Dann erfahren wir etwas über zwei Friedensschriften in kriegerischer Zeit: Thomas Morus und Erasmus von Rotterdam veröffentlichen hoffnungsvolle Entwürfe zu den Gegebenheiten des frühneuzeitlichen Staatensystems. Nikolaus Kopernikus versucht wiederum mit einer neuen Theorie des Geldes, den Währungsverschlechterungen etwas entgegenzusetzen.
Und der Blick weitet sich, denn Europa probiert den Zugriff auf die Neue Welt. Spanier und Portugiesen teilen diese Welt unter sich auf und stecken Einflusssphären ab. Die Portugiesen versuchen außerdem, Kontakte nach China herzustellen, allerdings erfolglos. Die Spanier machen einen ersten Anlauf, in Yukatan zu landen, und treffen auf erbitterte Gegenwehr der Azteken.
Die Renaissance bezieht sich auf die alten griechischen und lateinischen Quellen, auf deren Literatur und Kunst. Die neu gewonnenen Maßstäbe erschüttern die Wertewelt des späten Mittelalters, die trotzdem in Vielem bis in unsere Zeit nachwirkt. Gleichzeitig sammelt der „alte Kontinent“ Weltwissen, versucht, die neuen Fakten, die vielfach durch Reisen gewonnen werden, innerhalb einer neuen Gesellschaft der „lateinisch Informierten“ auszutauschen. Das Rittertum, die Verlierergruppe der Frühen Neuzeit, huldigt einem neuen, anachronistisch zu nennenden Humanismus. An ausgewählten Beispielen erläutert Schilling die Stellung der adligen Frau, die durchaus Einfluss auf den Lauf der Geschichte besaß und zum Teil über bemerkenswerte Freiräume verfügte.
Der rationalen Welterklärung dieser Zeit stehen Orientierungen anderer Art zur Seite, die uns heute fremd erscheinen. Über die Deutung von Himmelsphänomenen, Seuchen, Unwetter und Teuerungen versuchten Menschen zu erfahren, inwieweit Gott ihnen gewogen war. Neben dem Wirken Gottes gab es den Glauben an das Böse, Teuflische durch Hexen und Dämonen sowie den Einfluss der als religiös „unrein“ geltenden Juden und Moslems, der in der Verfolgung oder der Dämonisierung dieser Gruppen mündet.
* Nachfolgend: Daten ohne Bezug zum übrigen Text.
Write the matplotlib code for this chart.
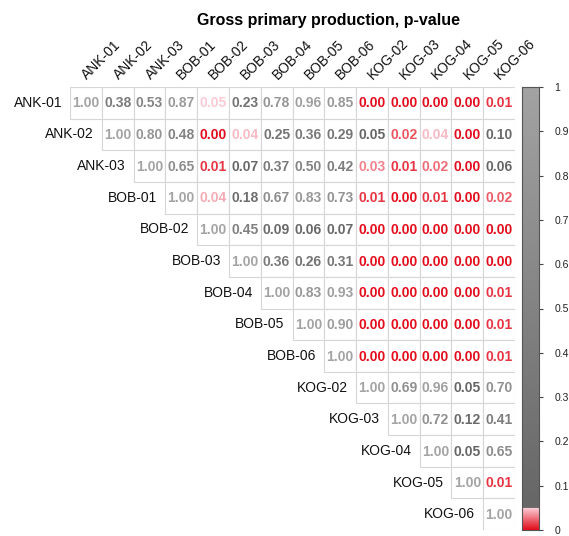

Wer war Papst in Rom in diesem entscheidenden Jahr? Indem Schilling den als Papst Leo X. amtierenden Medici erfolgreich entdämonisiert, zeigt er uns den Interessenzusammenhang auf, in dem dieser regiert: die Regeln des Medici-Clans und die Entwicklungen in Italien und im Rom dieser Zeit. Den Erfolgen Leos im politisch-finanziellen Zusammenhang stehen schwere Fehleinschätzungen gegenüber, denn der Papst blockiert eine Kirchenreform an Haupt und Gliedern; er verkennt die Brisanz der Lutherprotestes in Wittenberg und ermöglicht damit den Beginn des Prozesses, den wir Reformation nennen. Auch gelingt es ihm weder, ein dauerhaftes antitürkisches Bündnis in Europa auf die Beine zu stellen, noch einen entscheidenden Baufortschritt beim St. Peters Dom zu erreichen – trotz der Prachtentfaltung der Renaissance in Rom.
Im letzten Kapitel dieses Buches resümiert Schilling das Wirken Luthers in diesem Jahr. Er beschreibt den „Ausbruch“ der Reformation in Wittenberg, weitab entfernt vom kirchenpolitischen Kraftzentrum Rom. Denn Luthers Kritik an Rom ist zum großen Teil nur erklärlich durch die typisch deutsche Angst um das Seelenheil. Die evangelische Reformation sucht zu Beginn eine Veränderung der Kirche von unten, von außen. Erst als der Papst und die Kirchenhierarchie darauf nicht reagieren, kommt es zum Bruch.
Im Epilog verknüpft der Autor meisterhaft das Ergebnis seiner detaillierten Spurensuche mit unserer Gegenwart. Ein brillantes Buch, basierend auf einer ungemein breiten Sachkenntnis, geschrieben in einer allgemein verständlichen Sprache. Ein Leckerbissen für alle geschichtlich Interessierten.
Dies Buch ist im Verlag C.H. Beck erschienen und hat die EAN 978-3-406-70069-9. Es kostet Euro 24.95.